Theresa May has been told she must impose her will on the Cabinet over Brexit following a week of turmoil that saw the prime minister see off an attempted coup.
Bernard Jenkin, a senior backbench Tory MP, said on Monday the EU was “stringing us along” in Brexit talks and May should “dig in” on her position.
Speaking to BBC Radio 4′s Today programme, Jenkin denied he wanted May to sack Philip Hammond.
But he attacked the “institutional mindset” of the Treasury that believed Brexit would be bad and was trying to frustrate the exit process.
“The prime minister should use the authority of her office to impose what she wants on the Cabinet. And It is clear she wants to be a sovereign state after we have left the EU,” Jenkin said.
Asked if May had the authority to dictate policy in the wake of her disastrous conference, Jenkin added: “Oh yes. Have no doubt about that. Look at all the support she has had from MPs over the last few days despite her difficulties.”
May has faced calls to sack both Boris Johnson and Hammond in order to reassert her authority over the Tory party.
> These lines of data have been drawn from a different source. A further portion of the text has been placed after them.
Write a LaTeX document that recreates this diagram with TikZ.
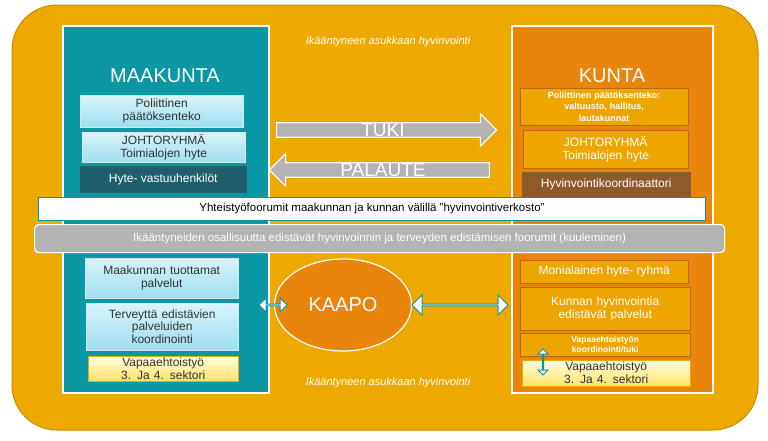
\documentclass[tikz,border=0pt]{standalone}
\usepackage{fontspec}
\setmainfont{Liberation Sans}
\usetikzlibrary{shapes.geometric,shapes.arrows,positioning}
\definecolor{gold}{HTML}{EEA900}
\definecolor{goldline}{HTML}{C88C00}
\definecolor{teal}{HTML}{0B97A3}
\definecolor{darkteal}{HTML}{1F5F6B}
\definecolor{kunta}{HTML}{E8850A}
\definecolor{brownbox}{HTML}{8E5A2A}
\definecolor{lightcyan}{HTML}{D8F4FA}
\definecolor{midcyan}{HTML}{9EDFEE}
\definecolor{greybar}{HTML}{B3B3B3}
\tikzset
{
    panel/.style = {draw=white, line width=1.5pt, anchor=north west},
    cyanbox/.style = {anchor=north west, top color=lightcyan, bottom color=midcyan, draw=white!80!teal, align=center, font=\fontsize{12}{13}\selectfont, text=black!80, inner sep=0pt},
    goldbox/.style = {anchor=north west, fill=gold!90!kunta, draw=kunta!80!black, align=center, font=\fontsize{12}{13}\selectfont, text=white, inner sep=0pt},
    volbox/.style = {anchor=north west, top color=white!70!yellow!40, bottom color=yellow!60!orange!60, draw=gold, align=center, font=\fontsize{12}{13}\selectfont, text=black!80, inner sep=0pt},
    bigarrow/.style = {single arrow, fill=greybar, draw=white, line width=1.2pt, minimum height=220pt, minimum width=24pt, single arrow head extend=9pt, inner sep=0pt, text=white, font=\fontsize{19}{19}\selectfont},
    dblarrow/.style = {double arrow, fill=white, draw=teal, line width=1pt, inner sep=0pt, double arrow head extend=4pt},
    heading/.style = {text=white, font=\fontsize{20}{20}\selectfont},
    motto/.style = {text=white, font=\itshape\fontsize{11}{11}\selectfont}
}
\begin{document}
\begin{tikzpicture}[x=1pt,y=-1pt]
\useasboundingbox (0,0) rectangle (768,440);
\fill[white] (0,0) rectangle (768,440);
% outer frame
\draw[fill=gold, draw=goldline, line width=1pt, rounded corners=45pt] (12,5) rectangle (758,430);
% panels
\node (maakunta) [panel, fill=teal, minimum width=206pt, minimum height=367pt] at (62,25) {};
\node (kunta) [panel, fill=kunta, minimum width=201pt, minimum height=367pt] at (511,25) {};
\node (motto1) [motto] at (388,42) {Ikääntyneen asukkaan hyvinvointi};
\node (motto2) [motto] at (388,383) {Ikääntyneen asukkaan hyvinvointi};
\node (mhead) [heading] at (165,76) {MAAKUNTA};
\node (khead) [heading] at (612,76) {KUNTA};
% maakunta, upper
\node (mpol) [cyanbox, minimum width=163pt, minimum height=32pt, text width=160pt] at (80,95) {Poliittinen\\päätöksenteko};
\node (mjohto) [cyanbox, minimum width=163pt, minimum height=30pt, text width=160pt] at (82,132) {JOHTORYHMÄ\\Toimialojen hyte};
\node (mhyte) [cyanbox, top color=darkteal, bottom color=darkteal, draw=darkteal, text=white, minimum width=166pt, minimum height=26pt] at (80,166) {Hyte- vastuuhenkilöt};
% kunta, upper
\node (kpol) [goldbox, minimum width=168pt, minimum height=37pt, text width=165pt, font=\bfseries\fontsize{9}{11.5}\selectfont] at (520,88) {Poliittinen päätöksenteko:\\valtuusto, hallitus,\\lautakunnat};
\node (kjohto) [goldbox, minimum width=165pt, minimum height=38pt, text width=160pt] at (523,130) {JOHTORYHMÄ\\Toimialojen hyte};
\node (kkoord) [goldbox, fill=brownbox, draw=brownbox, minimum width=168pt, minimum height=25pt] at (522,172) {Hyvinvointikoordinaattori};
% arrows between
\node (tuki) [bigarrow] at (383,130) {TUKI};
\node (palaute) [bigarrow, shape border rotate=180] at (383,170) {PALAUTE};
% forum bars
\node (yhteis) [anchor=north west, fill=white, draw=teal, line width=1pt, minimum width=667pt, minimum height=23pt, inner sep=0pt, font=\fontsize{11.5}{12}\selectfont] at (38,197) {Yhteistyöfoorumit maakunnan ja kunnan välillä ”hyvinvointiverkosto”};
\node (ikaant) [anchor=north west, fill=greybar, draw=white, line width=1.2pt, rounded corners=4pt, minimum width=690pt, minimum height=28pt, inner sep=0pt, text=white, font=\fontsize{11.5}{12}\selectfont] at (34,224) {Ikääntyneiden osallisuutta edistävät hyvinvoinnin ja terveyden edistämisen foorumit (kuuleminen)};
% maakunta, lower
\node (mtuot) [cyanbox, minimum width=153pt, minimum height=40pt, text width=150pt] at (85,258) {Maakunnan tuottamat\\palvelut};
\node (mterv) [cyanbox, minimum width=152pt, minimum height=47pt, text width=150pt, font=\fontsize{12}{12.5}\selectfont] at (86,303) {Terveyttä edistävien\\palveluiden\\koordinointi};
\node (mvapaa) [volbox, minimum width=150pt, minimum height=25pt, text width=148pt] at (88,356) {Vapaaehtoistyö\\3. Ja 4. sektori};
% kaapo
\node (kaapo) [ellipse, fill=kunta, draw=white, line width=1.2pt, minimum width=137pt, minimum height=92pt, text=white, font=\fontsize{20}{20}\selectfont] at (343,305) {KAAPO};
% kunta, lower
\node (kmoni) [goldbox, minimum width=168pt, minimum height=23pt] at (520,260) {Monialainen hyte- ryhmä};
\node (kpalv) [goldbox, minimum width=170pt, minimum height=43pt, text width=165pt] at (520,287) {Kunnan hyvinvointia\\edistävät palvelut};
\node (kvapkoord) [goldbox, minimum width=170pt, minimum height=23pt, text width=165pt, font=\bfseries\fontsize{8.5}{10.5}\selectfont] at (520,333) {Vapaaehtoistyön\\koordinointi/tuki};
\node (kvapaa) [volbox, minimum width=168pt, minimum height=26pt, text width=165pt] at (522,360) {Vapaaehtoistyö\\3. Ja 4. sektori};
% double arrows
\node (dleft) [dblarrow, minimum height=28pt, minimum width=14pt] at (273,305) {};
\node (dright) [dblarrow, minimum height=96pt, minimum width=20pt, double arrow head extend=5pt] at (460,305) {};
\node (dvert) [dblarrow, shape border rotate=90, minimum height=26pt, minimum width=10pt, double arrow head extend=3pt] at (543,362) {};
\end{tikzpicture}
\end{document}
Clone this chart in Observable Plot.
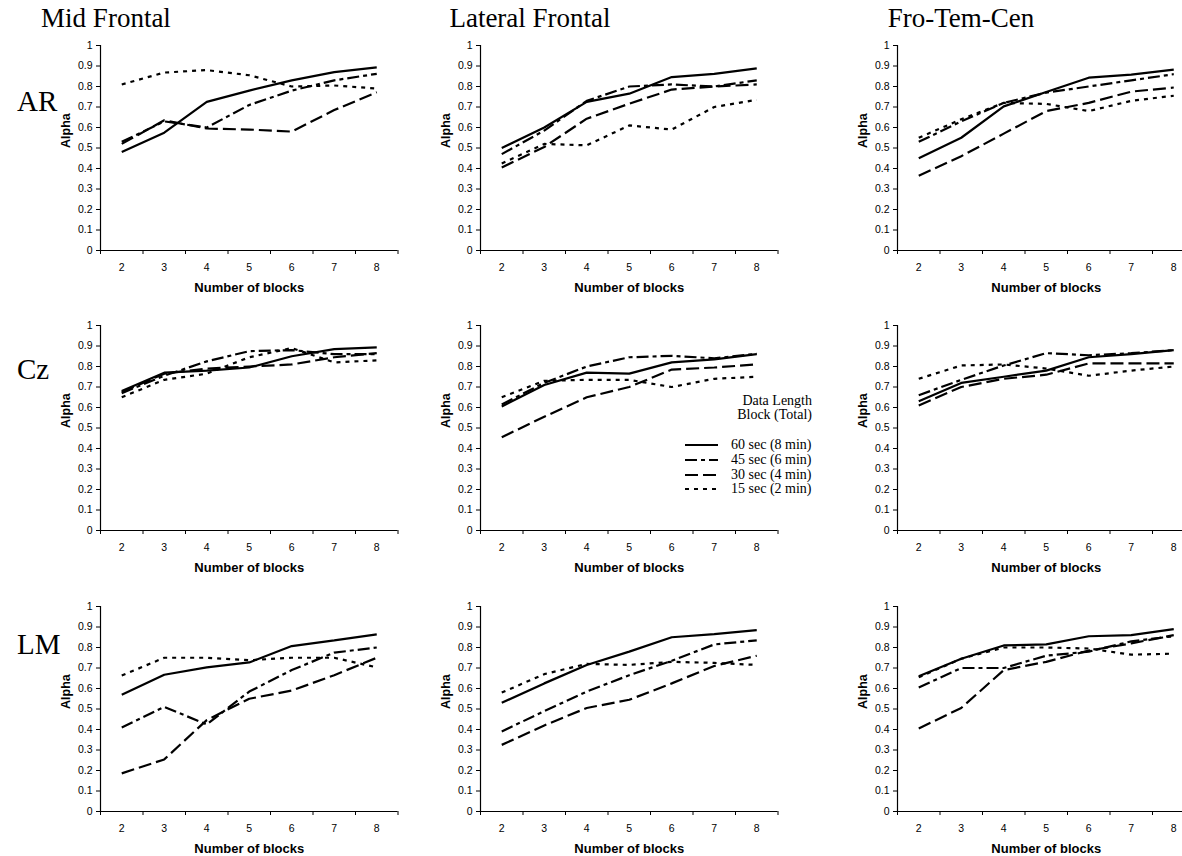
<!DOCTYPE html>
<html><head><meta charset="utf-8">
<script src="https://cdn.jsdelivr.net/npm/d3@7"></script>
<script src="https://cdn.jsdelivr.net/npm/@observablehq/plot@0.6"></script>
<style>
html,body{margin:0;padding:0;background:#fff;}
#root{position:relative;width:1182px;height:856px;overflow:hidden;background:#fff;}
.serif{position:absolute;font-family:"Liberation Serif","Times New Roman",serif;color:#000;white-space:nowrap;line-height:1;}
.panel{position:absolute;width:400px;height:265px;}
.panel svg{overflow:visible;max-width:none !important;width:400px;height:265px;}
</style></head><body><div id="root"></div>
<script>
// ---------- data ----------
const blocks = [2, 3, 4, 5, 6, 7, 8];
const regions = ["Mid Frontal", "Lateral Frontal", "Fro-Tem-Cen"];
const sites = ["AR", "Cz", "LM"];
const seriesNames = ["60 sec (8 min)", "45 sec (6 min)", "30 sec (4 min)", "15 sec (2 min)"];
const yTicks = [0, 0.1, 0.2, 0.3, 0.4, 0.5, 0.6, 0.7, 0.8, 0.9, 1];
const xBounds = [1.5, 2.5, 3.5, 4.5, 5.5, 6.5, 7.5, 8.5];

const ar_mid_60 = [0.48, 0.575, 0.725, 0.78, 0.83, 0.87, 0.893];
const ar_mid_45 = [0.53, 0.63, 0.60, 0.71, 0.78, 0.83, 0.862];
const ar_mid_30 = [0.52, 0.635, 0.595, 0.59, 0.58, 0.685, 0.772];
const ar_mid_15 = [0.81, 0.868, 0.88, 0.855, 0.80, 0.805, 0.79];

const ar_lat_60 = [0.50, 0.60, 0.725, 0.765, 0.846, 0.862, 0.888];
const ar_lat_45 = [0.47, 0.585, 0.73, 0.80, 0.81, 0.80, 0.83];
const ar_lat_30 = [0.405, 0.505, 0.643, 0.716, 0.785, 0.80, 0.81];
const ar_lat_15 = [0.425, 0.52, 0.513, 0.61, 0.59, 0.70, 0.735];

const ar_ftc_60 = [0.45, 0.55, 0.703, 0.773, 0.843, 0.858, 0.882];
const ar_ftc_45 = [0.53, 0.63, 0.72, 0.77, 0.80, 0.83, 0.86];
const ar_ftc_30 = [0.365, 0.46, 0.57, 0.68, 0.72, 0.775, 0.795];
const ar_ftc_15 = [0.55, 0.64, 0.72, 0.715, 0.68, 0.73, 0.755];

const cz_mid_60 = [0.68, 0.77, 0.78, 0.795, 0.85, 0.885, 0.893];
const cz_mid_45 = [0.67, 0.755, 0.825, 0.875, 0.88, 0.86, 0.86];
const cz_mid_30 = [0.675, 0.765, 0.79, 0.80, 0.81, 0.845, 0.865];
const cz_mid_15 = [0.65, 0.735, 0.765, 0.845, 0.89, 0.82, 0.83];

const cz_lat_60 = [0.605, 0.71, 0.77, 0.765, 0.82, 0.835, 0.86];
const cz_lat_45 = [0.615, 0.72, 0.80, 0.845, 0.852, 0.84, 0.862];
const cz_lat_30 = [0.455, 0.555, 0.65, 0.70, 0.785, 0.795, 0.81];
const cz_lat_15 = [0.65, 0.73, 0.735, 0.735, 0.70, 0.74, 0.75];

const cz_ftc_60 = [0.63, 0.72, 0.75, 0.78, 0.845, 0.86, 0.88];
const cz_ftc_45 = [0.66, 0.735, 0.805, 0.865, 0.855, 0.865, 0.88];
const cz_ftc_30 = [0.61, 0.70, 0.74, 0.76, 0.815, 0.815, 0.815];
const cz_ftc_15 = [0.74, 0.805, 0.81, 0.79, 0.755, 0.78, 0.80];

const lm_mid_60 = [0.57, 0.667, 0.703, 0.727, 0.807, 0.835, 0.864];
const lm_mid_45 = [0.41, 0.51, 0.425, 0.585, 0.69, 0.775, 0.80];
const lm_mid_30 = [0.186, 0.254, 0.446, 0.55, 0.59, 0.665, 0.75];
const lm_mid_15 = [0.663, 0.75, 0.75, 0.738, 0.75, 0.75, 0.703];

const lm_lat_60 = [0.53, 0.625, 0.715, 0.78, 0.85, 0.865, 0.885];
const lm_lat_45 = [0.39, 0.49, 0.585, 0.665, 0.735, 0.815, 0.835];
const lm_lat_30 = [0.325, 0.42, 0.505, 0.545, 0.625, 0.71, 0.76];
const lm_lat_15 = [0.58, 0.67, 0.72, 0.715, 0.73, 0.725, 0.715];

const lm_ftc_60 = [0.66, 0.745, 0.81, 0.815, 0.855, 0.86, 0.89];
const lm_ftc_45 = [0.605, 0.70, 0.70, 0.76, 0.78, 0.83, 0.855];
const lm_ftc_30 = [0.405, 0.505, 0.69, 0.73, 0.785, 0.82, 0.86];
const lm_ftc_15 = [0.655, 0.745, 0.80, 0.80, 0.795, 0.765, 0.77];

const panelValues = [
  [[ar_mid_60, ar_mid_45, ar_mid_30, ar_mid_15], [ar_lat_60, ar_lat_45, ar_lat_30, ar_lat_15], [ar_ftc_60, ar_ftc_45, ar_ftc_30, ar_ftc_15]],
  [[cz_mid_60, cz_mid_45, cz_mid_30, cz_mid_15], [cz_lat_60, cz_lat_45, cz_lat_30, cz_lat_15], [cz_ftc_60, cz_ftc_45, cz_ftc_30, cz_ftc_15]],
  [[lm_mid_60, lm_mid_45, lm_mid_30, lm_mid_15], [lm_lat_60, lm_lat_45, lm_lat_30, lm_lat_15], [lm_ftc_60, lm_ftc_45, lm_ftc_30, lm_ftc_15]]
];

// ---------- styles / layout ----------
const dashes = [null, "12,4,4,4", "13,5", "4,5"];
const colAxisX = [100, 480, 897];
const rowTop = [45, 325, 606];
const colTitleX = [106, 530, 961];
const rowLabelY = [102, 370, 645];
const sans = "'Liberation Sans', Arial, sans-serif";

const root = document.getElementById("root");

function makePanel(vals) {
  const lineMarks = [3, 2, 1, 0].map(s =>
    Plot.line(blocks.map((b, i) => ({block: b, alpha: vals[s][i]})), {
      x: "block", y: "alpha", stroke: "#000", strokeWidth: 2.2,
      strokeLinecap: "butt", strokeLinejoin: "miter",
      strokeDasharray: dashes[s] || undefined
    })
  );
  return Plot.plot({
    width: 400, height: 265,
    marginLeft: 100, marginRight: 2.5, marginTop: 10, marginBottom: 50,
    style: {fontFamily: sans, fontSize: "10.5px", color: "#000", background: "transparent"},
    x: {domain: [1.5, 8.5]},
    y: {domain: [0, 1]},
    marks: [
      Plot.axisY({ticks: yTicks, tickSize: 4, tickPadding: 4, label: null, fontSize: 10.5,
        tickFormat: d => d === 0 ? "0" : d === 1 ? "1" : d.toFixed(1)}),
      Plot.axisX({ticks: blocks, tickSize: 0, tickPadding: 13, label: null, fontSize: 10.5, tickFormat: d => String(d)}),
      Plot.axisX({ticks: xBounds, tickSize: 4, label: null, tickFormat: () => ""}),
      Plot.ruleX([1.5], {stroke: "#000", strokeWidth: 1.2}),
      Plot.ruleY([0], {stroke: "#000", strokeWidth: 1.2}),
      Plot.text(["Alpha"], {text: d => d, frameAnchor: "left", dx: -35, rotate: -90,
        fontWeight: "bold", fontSize: 12.5, fill: "#000"}),
      Plot.text(["Number of blocks"], {text: d => d, frameAnchor: "bottom", dy: 37,
        lineAnchor: "middle", fontWeight: "bold", fontSize: 13, fill: "#000"}),
      ...lineMarks
    ]
  });
}

for (let r = 0; r < 3; r++) {
  for (let c = 0; c < 3; c++) {
    const wrap = document.createElement("div");
    wrap.className = "panel";
    wrap.style.left = (colAxisX[c] - 100) + "px";
    wrap.style.top = (rowTop[r] - 10) + "px";
    wrap.appendChild(makePanel(panelValues[r][c]));
    root.appendChild(wrap);
  }
}

// column titles
regions.forEach((t, c) => {
  const d = document.createElement("div");
  d.className = "serif";
  d.textContent = t;
  d.style.fontSize = "27px";
  d.style.left = (colTitleX[c] - 150) + "px";
  d.style.width = "300px";
  d.style.textAlign = "center";
  d.style.top = (18 - 13) + "px";
  root.appendChild(d);
});
// row labels
sites.forEach((t, r) => {
  const d = document.createElement("div");
  d.className = "serif";
  d.textContent = t;
  d.style.fontSize = "29px";
  d.style.left = "17px";
  d.style.top = (rowLabelY[r] - 15) + "px";
  root.appendChild(d);
});

// legend
const legendHead = ["Data Length", "Block (Total)"];
const legendHeadY = [401, 415];
legendHead.forEach((t, i) => {
  const d = document.createElement("div");
  d.className = "serif";
  d.textContent = t;
  d.style.fontSize = "14px";
  d.style.left = "612px";
  d.style.width = "200px";
  d.style.textAlign = "right";
  d.style.top = (legendHeadY[i] - 7) + "px";
  root.appendChild(d);
});
const legendY = [445, 460, 475, 489];
seriesNames.forEach((t, i) => {
  const row = document.createElement("div");
  row.className = "serif";
  row.style.left = "685px";
  row.style.top = (legendY[i] - 8) + "px";
  row.style.height = "16px";
  row.style.display = "flex";
  row.style.alignItems = "center";
  const ns = "http://www.w3.org/2000/svg";
  const svg = document.createElementNS(ns, "svg");
  svg.setAttribute("width", "33");
  svg.setAttribute("height", "16");
  const ln = document.createElementNS(ns, "line");
  ln.setAttribute("x1", "0"); ln.setAttribute("x2", "33");
  ln.setAttribute("y1", "8"); ln.setAttribute("y2", "8");
  ln.setAttribute("stroke", "#000"); ln.setAttribute("stroke-width", "2.2");
  if (dashes[i]) ln.setAttribute("stroke-dasharray", dashes[i]);
  svg.appendChild(ln);
  row.appendChild(svg);
  const sp = document.createElement("span");
  sp.textContent = t;
  sp.style.fontSize = "14px";
  sp.style.marginLeft = "13px";
  row.appendChild(sp);
  root.appendChild(row);
});
</script>
</body></html>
The prime minister vowed she would not “hide from a challenge” amid speculation she could carry out a reshuffle of her top team in order to shore up her precarious position.
Pressure mounted from rival wings of the Tory party to axe either the Chancellor or Foreign Secretary in what would be a high-risk move.
Former deputy prime minister Lord Heseltine joked on Sky News that he would like to move Johnson to “Mongolia, somewhere like that”.
The Daily Telegraph reported that Johnson would resist any attempt to demote him, leaving May with little option but to sack him or leave him in post.
But Tory MP Nadine Dorries told ITV’s Peston on Sunday that it should be Hammond, not Johnson, who was fired. “I don’t think he has been totally onboard, he has deliberately been trying to make the Brexit negotiations difficult,” she said.
May is due to update MPs on the Brexit process on Monday afternoon in the Commons.